Your options for adventure within this northern national park depend heavily on what kind of transportation you have.


For example, if you only have a car and aren't looking to join a guided boat tour run by the park, then your only option is really to do the few hikes located near the park's three visitor centers (these are still great, don't worry). But if you are down to join a ranger-led tour (which costs up to $85 a person, though often much less), then you should definitely try to check out some of the more iconic places the park has to offer - including the Historic Kettle Falls Hotel.


You can also take a private boat or book a charter from a nearby outfitter to head out to the islands for some hiking or backpacking adventures.


➳ Book your guided boat tours here.




HOW TO GET TO VOYAGEURS NATIONAL PARK


Voyageurs National Park is located approximately 5 hours north of the cities of Minneapolis-St. Paul (where you can easily fly into and rent a car), 3 hours north of the cool town of Duluth on Highway 53, and 4 hours south of Winnipeg, Manitoba in Canada.


Depending on which of the three visitor centers you want to visit, your driving time will either increase or decrease.









5 | Grand Canyon National Park


Grand Canyon National Park, located in northern Arizona, encompasses 278 miles (447 km) of the Colorado River and its adjacent uplands. The stunning and iconic national park is actually located in the ancestral homeland of 11 Associated Native American Tribes. The canyon itself is one of the most spectacular examples of erosion anywhere in the world (it is a mind-boggling mile deep).

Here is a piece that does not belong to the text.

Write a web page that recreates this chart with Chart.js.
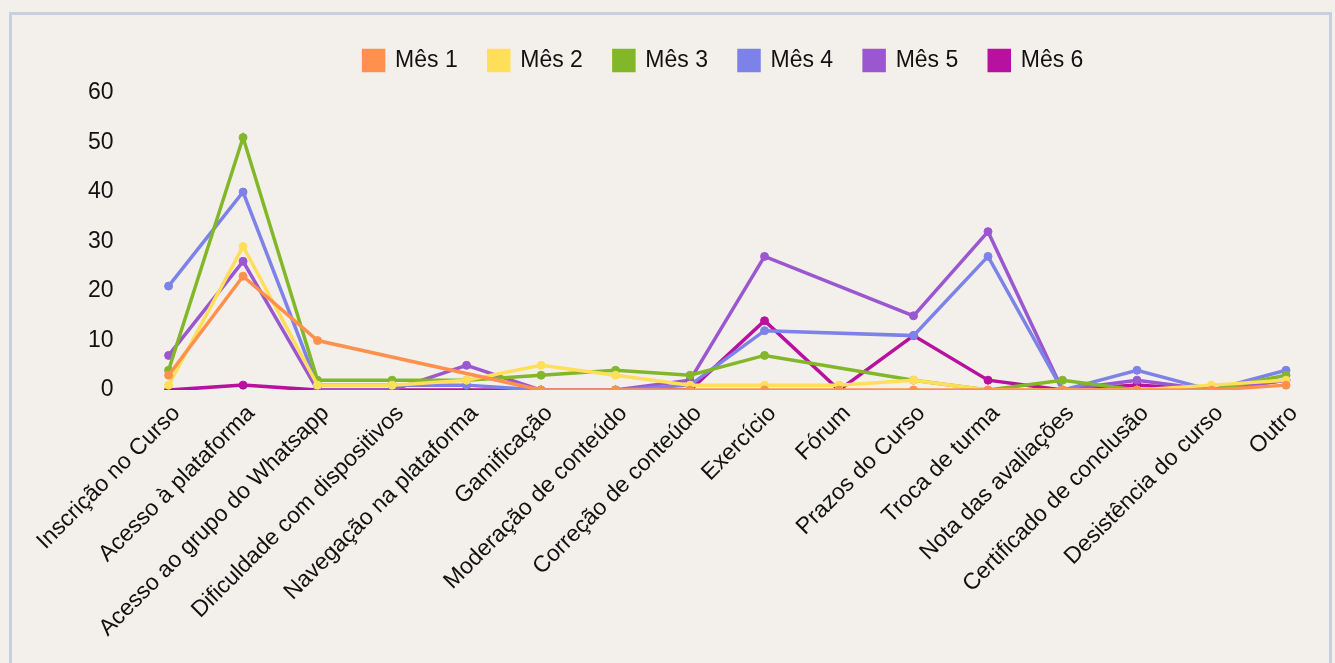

During the fall, the scorching desert temperatures begin to wane - making it much safer to head out on various adventures, including hiking around the canyon rim or down to the canyon bottom. Obviously, even with the temperatures falling, you will still want to plan ahead and focus on staying safe (read more about this below).



DETAILS

WHERE: Arizona

COST TO ENTER: $35 /vehicle (valid for 7 days)




THE BEST THINGS TO DO IN GRAND CANYON NATIONAL PARK


Go hiking!


Once you get your fill of views from the canyon rim, consider setting out for an exciting hiking or backpacking adventure. In the fall, the weather starts to cool down and the sun becomes a bit less harsh. But, this is also when the park gets to be the busiest, so to avoid the hordes of people, consider hiking away from the main visitor points - especially on the South Rim, where 90% of visitors go - and getting into the backcountry (if only for a couple of hours).


Some top backcountry hikes include the Bright Angel Trail (up to 12 miles total) and Hermit Trail (up to 7 miles total, for experienced desert hikers) on the South Rim and the North Kaibab Trail (up to 9.4 miles total) and Widforss Trail (up to 10 miles total) on the North Rim.



DESERT HIKING SAFETY CONCERNS

Due to the rugged and unforgiving conditions in Grand Canyon National Park, it is super important to come prepared and to understand basic safety measures that need to be taken. A few key ones to keep in mind are: bring plenty of water and food, avoid the heat of the day (middle of the day usually), know your body's limits and don't push yourself too hard, carry only what you need and make sure to take plenty of breaks.


► Explore more desert hiking tips in this in-depth guide.




HOW TO GET TO GRAND CANYON NATIONAL PARK


Grand Canyon National Park is located in the northwest corner of Arizona, close to the borders of the states of Utah and Nevada. There are two parts of the national park: the North and South Rims. About 90% of people visit the South Rim due to it being a lot easier to reach - it is approximately 1.5 hours from the town of Flagstaff and 4 hours from Phoenix (a major metropolis with an international airport). The South Rim is also open year-round.